Set task | Copy each line of the records that holds the string "with".
--- begin Entries shown ---
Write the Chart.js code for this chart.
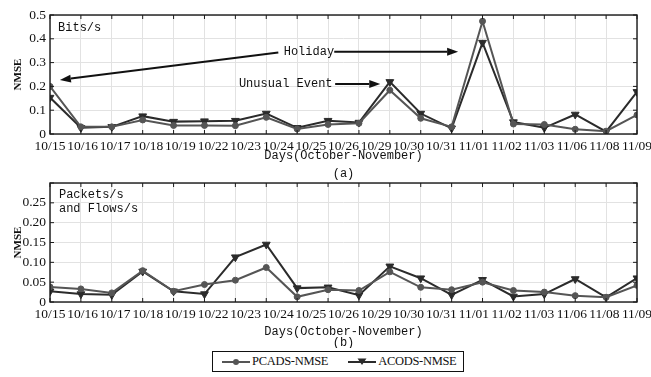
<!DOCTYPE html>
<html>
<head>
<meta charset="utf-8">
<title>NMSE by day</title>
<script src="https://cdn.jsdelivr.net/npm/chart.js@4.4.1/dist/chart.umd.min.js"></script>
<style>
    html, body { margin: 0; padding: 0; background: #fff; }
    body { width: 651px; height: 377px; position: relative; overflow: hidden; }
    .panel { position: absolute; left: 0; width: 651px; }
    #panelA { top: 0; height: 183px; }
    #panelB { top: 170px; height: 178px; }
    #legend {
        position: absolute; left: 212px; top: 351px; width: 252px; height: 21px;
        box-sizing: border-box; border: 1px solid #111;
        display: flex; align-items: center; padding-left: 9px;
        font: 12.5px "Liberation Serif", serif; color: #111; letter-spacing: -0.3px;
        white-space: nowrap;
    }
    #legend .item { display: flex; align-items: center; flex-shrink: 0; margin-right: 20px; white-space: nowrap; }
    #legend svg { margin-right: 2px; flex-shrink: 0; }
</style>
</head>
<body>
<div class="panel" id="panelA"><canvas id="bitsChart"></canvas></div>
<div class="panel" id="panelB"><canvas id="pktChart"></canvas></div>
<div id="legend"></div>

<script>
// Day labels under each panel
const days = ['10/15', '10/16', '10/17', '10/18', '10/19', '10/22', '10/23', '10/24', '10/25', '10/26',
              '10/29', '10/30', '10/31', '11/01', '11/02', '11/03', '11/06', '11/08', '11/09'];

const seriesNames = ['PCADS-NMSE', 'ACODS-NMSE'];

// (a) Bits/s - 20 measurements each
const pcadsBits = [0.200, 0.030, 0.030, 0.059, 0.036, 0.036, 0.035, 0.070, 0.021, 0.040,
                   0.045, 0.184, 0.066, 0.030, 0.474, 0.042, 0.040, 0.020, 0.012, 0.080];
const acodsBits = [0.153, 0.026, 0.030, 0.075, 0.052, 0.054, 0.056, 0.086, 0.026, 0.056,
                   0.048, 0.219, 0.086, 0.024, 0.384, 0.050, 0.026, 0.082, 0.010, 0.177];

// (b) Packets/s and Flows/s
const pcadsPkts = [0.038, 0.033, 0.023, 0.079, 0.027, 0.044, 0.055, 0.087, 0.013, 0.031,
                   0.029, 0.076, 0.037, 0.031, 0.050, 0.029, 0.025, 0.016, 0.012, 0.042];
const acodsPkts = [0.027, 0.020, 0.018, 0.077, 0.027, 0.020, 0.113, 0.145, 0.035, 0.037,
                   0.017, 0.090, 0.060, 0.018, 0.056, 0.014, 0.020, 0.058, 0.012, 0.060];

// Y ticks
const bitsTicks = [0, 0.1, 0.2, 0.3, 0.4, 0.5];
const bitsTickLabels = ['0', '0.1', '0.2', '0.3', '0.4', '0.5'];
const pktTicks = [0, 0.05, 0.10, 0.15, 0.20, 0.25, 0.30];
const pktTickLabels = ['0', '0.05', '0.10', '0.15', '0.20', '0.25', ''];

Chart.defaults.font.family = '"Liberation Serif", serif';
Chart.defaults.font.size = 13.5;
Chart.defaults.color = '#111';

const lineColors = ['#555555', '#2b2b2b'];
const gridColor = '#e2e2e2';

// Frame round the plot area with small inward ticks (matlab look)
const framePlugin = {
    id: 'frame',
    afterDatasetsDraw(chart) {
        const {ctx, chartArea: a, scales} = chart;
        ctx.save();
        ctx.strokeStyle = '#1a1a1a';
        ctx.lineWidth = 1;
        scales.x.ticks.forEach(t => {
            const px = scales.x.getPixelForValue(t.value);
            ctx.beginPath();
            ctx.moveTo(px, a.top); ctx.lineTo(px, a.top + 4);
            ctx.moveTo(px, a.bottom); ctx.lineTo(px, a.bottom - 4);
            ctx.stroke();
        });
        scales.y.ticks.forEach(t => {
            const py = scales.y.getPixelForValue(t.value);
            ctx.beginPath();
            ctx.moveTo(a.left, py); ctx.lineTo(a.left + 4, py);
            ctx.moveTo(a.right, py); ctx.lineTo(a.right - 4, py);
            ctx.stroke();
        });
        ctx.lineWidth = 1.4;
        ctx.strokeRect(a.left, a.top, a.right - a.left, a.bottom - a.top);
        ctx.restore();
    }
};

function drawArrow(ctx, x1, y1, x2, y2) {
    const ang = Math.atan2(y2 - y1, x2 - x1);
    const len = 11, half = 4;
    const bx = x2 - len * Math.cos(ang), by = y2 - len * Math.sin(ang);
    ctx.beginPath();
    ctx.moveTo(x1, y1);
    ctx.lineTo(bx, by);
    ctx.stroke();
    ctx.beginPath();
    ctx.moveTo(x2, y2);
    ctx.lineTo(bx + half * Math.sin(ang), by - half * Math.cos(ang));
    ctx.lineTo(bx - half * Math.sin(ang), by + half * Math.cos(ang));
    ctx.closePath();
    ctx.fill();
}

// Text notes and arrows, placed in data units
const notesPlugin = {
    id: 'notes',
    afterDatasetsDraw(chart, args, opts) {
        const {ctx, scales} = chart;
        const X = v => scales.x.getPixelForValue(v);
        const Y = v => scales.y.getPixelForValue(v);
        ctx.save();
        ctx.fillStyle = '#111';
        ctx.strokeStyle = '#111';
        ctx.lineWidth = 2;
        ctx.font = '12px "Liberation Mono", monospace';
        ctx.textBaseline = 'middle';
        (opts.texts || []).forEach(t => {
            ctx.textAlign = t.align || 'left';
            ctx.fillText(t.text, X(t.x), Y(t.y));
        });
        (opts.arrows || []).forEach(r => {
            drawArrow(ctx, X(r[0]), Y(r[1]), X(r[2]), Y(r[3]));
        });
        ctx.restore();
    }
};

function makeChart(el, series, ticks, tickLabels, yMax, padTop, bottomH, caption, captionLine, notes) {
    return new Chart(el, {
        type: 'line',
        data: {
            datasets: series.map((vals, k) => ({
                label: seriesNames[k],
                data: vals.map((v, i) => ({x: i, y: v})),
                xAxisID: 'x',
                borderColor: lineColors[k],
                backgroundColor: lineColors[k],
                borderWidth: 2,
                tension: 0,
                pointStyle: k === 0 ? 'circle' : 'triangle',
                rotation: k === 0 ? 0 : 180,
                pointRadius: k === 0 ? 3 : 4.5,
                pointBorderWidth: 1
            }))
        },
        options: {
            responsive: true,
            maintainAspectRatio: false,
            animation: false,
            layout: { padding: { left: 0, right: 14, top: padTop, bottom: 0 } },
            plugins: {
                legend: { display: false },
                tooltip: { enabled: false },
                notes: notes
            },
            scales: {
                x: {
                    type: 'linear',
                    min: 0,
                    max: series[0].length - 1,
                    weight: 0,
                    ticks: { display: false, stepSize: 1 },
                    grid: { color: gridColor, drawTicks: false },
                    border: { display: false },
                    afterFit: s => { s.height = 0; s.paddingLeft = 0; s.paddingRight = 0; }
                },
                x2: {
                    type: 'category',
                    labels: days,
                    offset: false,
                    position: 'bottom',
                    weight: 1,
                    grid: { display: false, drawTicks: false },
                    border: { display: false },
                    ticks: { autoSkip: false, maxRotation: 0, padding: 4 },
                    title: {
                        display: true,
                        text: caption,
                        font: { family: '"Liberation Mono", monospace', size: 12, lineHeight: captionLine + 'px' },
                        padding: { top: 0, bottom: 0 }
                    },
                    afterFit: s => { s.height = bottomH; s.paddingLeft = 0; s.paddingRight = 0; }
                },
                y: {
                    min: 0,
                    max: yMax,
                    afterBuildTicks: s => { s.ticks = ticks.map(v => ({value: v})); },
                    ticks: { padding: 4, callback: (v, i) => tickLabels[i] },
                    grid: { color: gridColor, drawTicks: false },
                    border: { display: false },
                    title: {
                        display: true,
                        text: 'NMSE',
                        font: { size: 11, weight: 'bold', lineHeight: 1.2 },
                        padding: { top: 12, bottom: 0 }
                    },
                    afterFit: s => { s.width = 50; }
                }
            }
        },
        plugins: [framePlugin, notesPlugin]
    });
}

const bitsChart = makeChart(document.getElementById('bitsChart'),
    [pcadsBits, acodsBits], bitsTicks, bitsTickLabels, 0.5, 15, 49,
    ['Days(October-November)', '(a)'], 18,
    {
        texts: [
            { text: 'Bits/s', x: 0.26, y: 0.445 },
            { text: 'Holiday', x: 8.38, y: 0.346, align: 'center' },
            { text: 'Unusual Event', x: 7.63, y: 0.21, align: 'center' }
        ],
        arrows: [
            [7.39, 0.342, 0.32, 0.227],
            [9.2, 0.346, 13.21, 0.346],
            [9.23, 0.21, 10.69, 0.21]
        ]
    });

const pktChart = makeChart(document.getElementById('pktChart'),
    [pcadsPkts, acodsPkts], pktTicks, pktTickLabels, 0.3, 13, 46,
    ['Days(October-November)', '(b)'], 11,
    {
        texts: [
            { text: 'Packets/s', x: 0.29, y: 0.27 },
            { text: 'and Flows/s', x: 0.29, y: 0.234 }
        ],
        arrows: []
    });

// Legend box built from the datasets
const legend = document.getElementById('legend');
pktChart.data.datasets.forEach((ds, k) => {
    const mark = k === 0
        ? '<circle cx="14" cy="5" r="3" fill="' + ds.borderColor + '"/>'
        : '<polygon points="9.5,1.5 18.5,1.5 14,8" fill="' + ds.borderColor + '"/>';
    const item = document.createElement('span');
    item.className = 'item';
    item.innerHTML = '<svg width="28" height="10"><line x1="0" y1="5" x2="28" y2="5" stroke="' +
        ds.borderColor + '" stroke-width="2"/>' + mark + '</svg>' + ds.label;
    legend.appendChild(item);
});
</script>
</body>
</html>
--- end Entries shown ---
--- begin Entries shown ---
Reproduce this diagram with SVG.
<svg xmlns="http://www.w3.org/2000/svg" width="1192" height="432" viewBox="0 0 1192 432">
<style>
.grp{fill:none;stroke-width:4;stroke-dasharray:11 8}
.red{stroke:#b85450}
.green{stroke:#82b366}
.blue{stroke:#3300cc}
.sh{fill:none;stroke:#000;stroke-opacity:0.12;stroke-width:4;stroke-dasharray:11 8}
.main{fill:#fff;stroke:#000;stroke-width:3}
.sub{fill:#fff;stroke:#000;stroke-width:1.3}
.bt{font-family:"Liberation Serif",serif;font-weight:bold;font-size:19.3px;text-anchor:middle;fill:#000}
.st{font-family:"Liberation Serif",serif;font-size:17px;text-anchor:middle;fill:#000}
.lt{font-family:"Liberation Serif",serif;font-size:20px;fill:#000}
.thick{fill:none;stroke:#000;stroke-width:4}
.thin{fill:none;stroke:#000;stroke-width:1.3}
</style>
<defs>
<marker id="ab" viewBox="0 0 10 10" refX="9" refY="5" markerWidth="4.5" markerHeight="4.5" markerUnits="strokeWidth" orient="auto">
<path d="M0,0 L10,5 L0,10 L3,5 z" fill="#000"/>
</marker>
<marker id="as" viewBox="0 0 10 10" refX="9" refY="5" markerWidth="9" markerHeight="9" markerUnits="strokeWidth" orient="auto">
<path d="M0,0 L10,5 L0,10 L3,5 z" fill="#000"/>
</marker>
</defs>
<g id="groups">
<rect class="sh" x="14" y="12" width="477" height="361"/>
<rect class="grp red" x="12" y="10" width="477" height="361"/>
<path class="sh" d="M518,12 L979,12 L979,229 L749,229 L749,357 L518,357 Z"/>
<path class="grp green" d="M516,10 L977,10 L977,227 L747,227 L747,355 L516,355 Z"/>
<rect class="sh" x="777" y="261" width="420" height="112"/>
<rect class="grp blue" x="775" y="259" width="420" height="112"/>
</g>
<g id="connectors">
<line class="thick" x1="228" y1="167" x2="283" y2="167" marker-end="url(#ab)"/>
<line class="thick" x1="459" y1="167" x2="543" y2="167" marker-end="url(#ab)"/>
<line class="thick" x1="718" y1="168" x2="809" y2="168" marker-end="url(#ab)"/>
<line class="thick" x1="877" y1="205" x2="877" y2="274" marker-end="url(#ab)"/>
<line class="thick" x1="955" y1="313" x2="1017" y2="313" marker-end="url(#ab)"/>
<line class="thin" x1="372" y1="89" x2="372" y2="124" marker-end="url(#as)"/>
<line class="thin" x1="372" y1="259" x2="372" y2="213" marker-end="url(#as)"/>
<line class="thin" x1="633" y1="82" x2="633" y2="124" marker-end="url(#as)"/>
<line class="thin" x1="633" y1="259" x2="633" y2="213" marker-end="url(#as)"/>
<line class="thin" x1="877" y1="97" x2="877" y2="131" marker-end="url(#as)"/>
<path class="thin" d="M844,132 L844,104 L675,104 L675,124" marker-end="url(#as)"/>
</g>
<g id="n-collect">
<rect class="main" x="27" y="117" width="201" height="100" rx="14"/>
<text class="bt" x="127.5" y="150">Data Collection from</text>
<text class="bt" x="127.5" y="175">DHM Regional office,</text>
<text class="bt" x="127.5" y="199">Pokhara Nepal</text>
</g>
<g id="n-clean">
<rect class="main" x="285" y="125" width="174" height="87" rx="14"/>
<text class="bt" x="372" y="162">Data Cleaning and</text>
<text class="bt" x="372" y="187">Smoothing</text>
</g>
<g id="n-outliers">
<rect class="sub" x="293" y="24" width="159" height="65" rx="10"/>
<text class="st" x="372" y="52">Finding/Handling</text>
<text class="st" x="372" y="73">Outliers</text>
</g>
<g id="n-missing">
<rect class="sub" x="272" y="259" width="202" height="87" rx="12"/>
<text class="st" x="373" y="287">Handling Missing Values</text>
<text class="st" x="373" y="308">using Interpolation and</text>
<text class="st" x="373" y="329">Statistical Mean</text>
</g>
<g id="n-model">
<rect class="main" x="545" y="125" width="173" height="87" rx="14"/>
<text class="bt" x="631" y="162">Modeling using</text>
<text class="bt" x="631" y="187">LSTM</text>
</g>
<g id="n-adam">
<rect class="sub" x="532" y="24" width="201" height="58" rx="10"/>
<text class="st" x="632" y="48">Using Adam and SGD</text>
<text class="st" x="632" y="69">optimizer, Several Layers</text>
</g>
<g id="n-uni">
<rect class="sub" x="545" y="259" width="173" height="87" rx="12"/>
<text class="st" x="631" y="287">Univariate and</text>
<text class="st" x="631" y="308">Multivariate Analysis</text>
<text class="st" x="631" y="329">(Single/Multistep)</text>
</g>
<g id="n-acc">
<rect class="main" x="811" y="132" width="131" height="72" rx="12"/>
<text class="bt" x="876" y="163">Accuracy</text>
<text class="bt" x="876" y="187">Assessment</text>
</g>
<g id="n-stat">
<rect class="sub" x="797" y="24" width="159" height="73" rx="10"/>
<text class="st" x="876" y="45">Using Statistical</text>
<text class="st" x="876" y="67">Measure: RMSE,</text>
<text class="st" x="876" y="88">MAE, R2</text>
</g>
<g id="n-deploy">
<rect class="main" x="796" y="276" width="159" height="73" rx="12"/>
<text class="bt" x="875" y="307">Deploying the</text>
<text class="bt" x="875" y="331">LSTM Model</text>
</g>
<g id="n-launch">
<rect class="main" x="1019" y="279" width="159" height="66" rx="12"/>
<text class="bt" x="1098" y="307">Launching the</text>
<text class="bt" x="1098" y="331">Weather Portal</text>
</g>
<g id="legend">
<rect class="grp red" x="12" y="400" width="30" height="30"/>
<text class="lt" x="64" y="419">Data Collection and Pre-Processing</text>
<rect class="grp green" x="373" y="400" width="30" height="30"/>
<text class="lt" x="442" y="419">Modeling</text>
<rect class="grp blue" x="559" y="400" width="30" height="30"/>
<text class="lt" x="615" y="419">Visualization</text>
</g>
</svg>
--- end Entries shown ---
Expected answer |
// Frame round the plot area with small inward ticks (matlab look)
Reproduce this diagram with SVG.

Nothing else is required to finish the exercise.